For the younger generation that does not watch television news, Telegram has become the app of choice on both sides, said Kevin Rothrock, the managing editor for the English edition of Meduza, an independent news agency still operating from outside Russia.
Videos of President Volodymyr Zelenskyy of Ukraine speaking in Kyiv, for example, are posted there first. Scenes of angry Ukrainians shouting “Occupiers!” at Russian soldiers in Kherson or elsewhere are readily available, but not mentioned in Russia.
To try to reach the younger generation, Russia’s Ministry of Enlightenment and Ministry of Education have produced videos detailing the official explanation for the war; they were mandatory viewing in schools.
Novaya Gazeta, an independent newspaper whose editor, Dmitry Muratov, shared the Nobel Peace Prize last year, has tried to follow the new guidelines. In stories where people interviewed said “war,” for example, there are ellipses and the phrase “word prohibited by the Russian authorities.”

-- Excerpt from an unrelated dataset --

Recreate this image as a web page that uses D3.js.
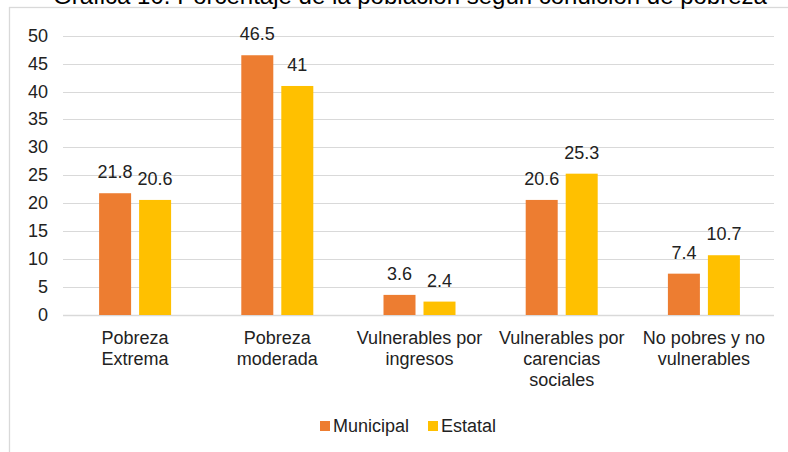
<!DOCTYPE html>
<html lang="es">
<head>
    <meta charset="UTF-8">
    <title>Gráfica 10</title>
    <script src="https://cdn.jsdelivr.net/npm/d3@7"></script>
    <style>
        body { margin: 0; background: white; }
        svg { display: block; font-family: Arial, "Liberation Sans", sans-serif; }
    </style>
</head>
<body>
    <div id="chart"></div>
    <script>
        // Data
        const categories = [
            ["Pobreza", "Extrema"],
            ["Pobreza", "moderada"],
            ["Vulnerables por", "ingresos"],
            ["Vulnerables por", "carencias", "sociales"],
            ["No pobres y no", "vulnerables"]
        ];
        const seriesNames = ["Municipal", "Estatal"];
        const municipal = [21.8, 46.5, 3.6, 20.6, 7.4];
        const estatal = [20.6, 41, 2.4, 25.3, 10.7];
        const yTicks = [0, 5, 10, 15, 20, 25, 30, 35, 40, 45, 50];
        const colors = ["#ED7D31", "#FFC000"];
        const title = "Gráfica 10. Porcentaje de la población según condición de pobreza";

        const width = 788, height = 452;
        const plot = { left: 63, right: 774, top: 35.7, bottom: 315 };

        const svg = d3.select("#chart").append("svg")
            .attr("width", width).attr("height", height);

        // chart frame (cropped on right and bottom)
        svg.append("rect")
            .attr("x", 9.5).attr("y", 7.5)
            .attr("width", 900).attr("height", 600)
            .attr("fill", "none").attr("stroke", "#d9d9d9").attr("stroke-width", 1.3);

        // title, cut off by top of picture
        svg.append("text")
            .attr("x", 410).attr("y", 4)
            .attr("text-anchor", "middle")
            .attr("font-size", 24)
            .attr("fill", "#000")
            .text(title);

        const idx = d3.range(categories.length);
        const x = d3.scaleBand().domain(idx).range([plot.left, plot.right]);
        const y = d3.scaleLinear().domain([0, 50]).range([plot.bottom, plot.top]);

        const barW = 32, gap = 8;

        // gridlines
        svg.append("g").selectAll("line")
            .data(yTicks)
            .join("line")
            .attr("x1", plot.left).attr("x2", plot.right)
            .attr("y1", d => Math.round(y(d)) + 0.5).attr("y2", d => Math.round(y(d)) + 0.5)
            .attr("stroke", "#d9d9d9").attr("stroke-width", d => d === 0 ? 1.5 : 1.2);

        // y tick labels
        svg.append("g").selectAll("text")
            .data(yTicks)
            .join("text")
            .attr("x", 48).attr("y", d => y(d) + 6)
            .attr("text-anchor", "end")
            .attr("font-size", 18)
            .attr("fill", "#222")
            .text(d => d);

        const series = [municipal, estatal];

        series.forEach((vals, s) => {
            const offset = s === 0 ? -(gap / 2 + barW) : gap / 2;
            const g = svg.append("g");
            g.selectAll("rect")
                .data(vals)
                .join("rect")
                .attr("x", (d, i) => x(i) + x.bandwidth() / 2 + offset + 1)
                .attr("y", d => y(d))
                .attr("width", barW)
                .attr("height", d => y(0) - y(d))
                .attr("fill", colors[s]);

            g.selectAll("text")
                .data(vals)
                .join("text")
                .attr("x", (d, i) => x(i) + x.bandwidth() / 2 + offset + 1 + barW / 2)
                .attr("y", d => y(d) - 15)
                .attr("text-anchor", "middle")
                .attr("font-size", 18)
                .attr("fill", "#222")
                .text(d => d);
        });

        // category labels
        const catG = svg.append("g").selectAll("text")
            .data(categories)
            .join("text")
            .attr("text-anchor", "middle")
            .attr("font-size", 18)
            .attr("fill", "#222");

        catG.selectAll("tspan")
            .data((d, i) => d.map(line => ({ line, i })))
            .join("tspan")
            .attr("x", d => x(d.i) + x.bandwidth() / 2 + 1)
            .attr("y", (d, j) => 344 + j * 21)
            .text(d => d.line);

        // legend
        const legendX = [320, 428];
        const legend = svg.append("g");
        seriesNames.forEach((name, s) => {
            legend.append("rect")
                .attr("x", legendX[s]).attr("y", 421)
                .attr("width", 10).attr("height", 10)
                .attr("fill", colors[s]);
            legend.append("text")
                .attr("x", legendX[s] + 13).attr("y", 432)
                .attr("font-size", 18)
                .attr("fill", "#222")
                .text(name);
        });
    </script>
</body>
</html>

Some news circulated outside the official filtering. Leonid Ragozin, a freelance journalist, said that a relative on a Moscow bus was talking to a frightened friend in Kharkiv, with sirens wailing in the background. She put the call on speaker phone and the whole bus went silent to listen. Nobody complained.
Still, the onslaught of the official state version seems to be having the desired effect.
Various Russian polls show considerable support for the war — about two-thirds of the Russian public — although experts say that pressure to parrot the official line must be taken into account.
Kucher, the former independent TV host, said he was taken aback at how often the Kremlin talking points about fighting Nazis in Ukraine were echoed back to him in telephone conversations with former classmates.
“I was so stunned,” Kucher said. “I never would have thought that propaganda would have such an effect on people.”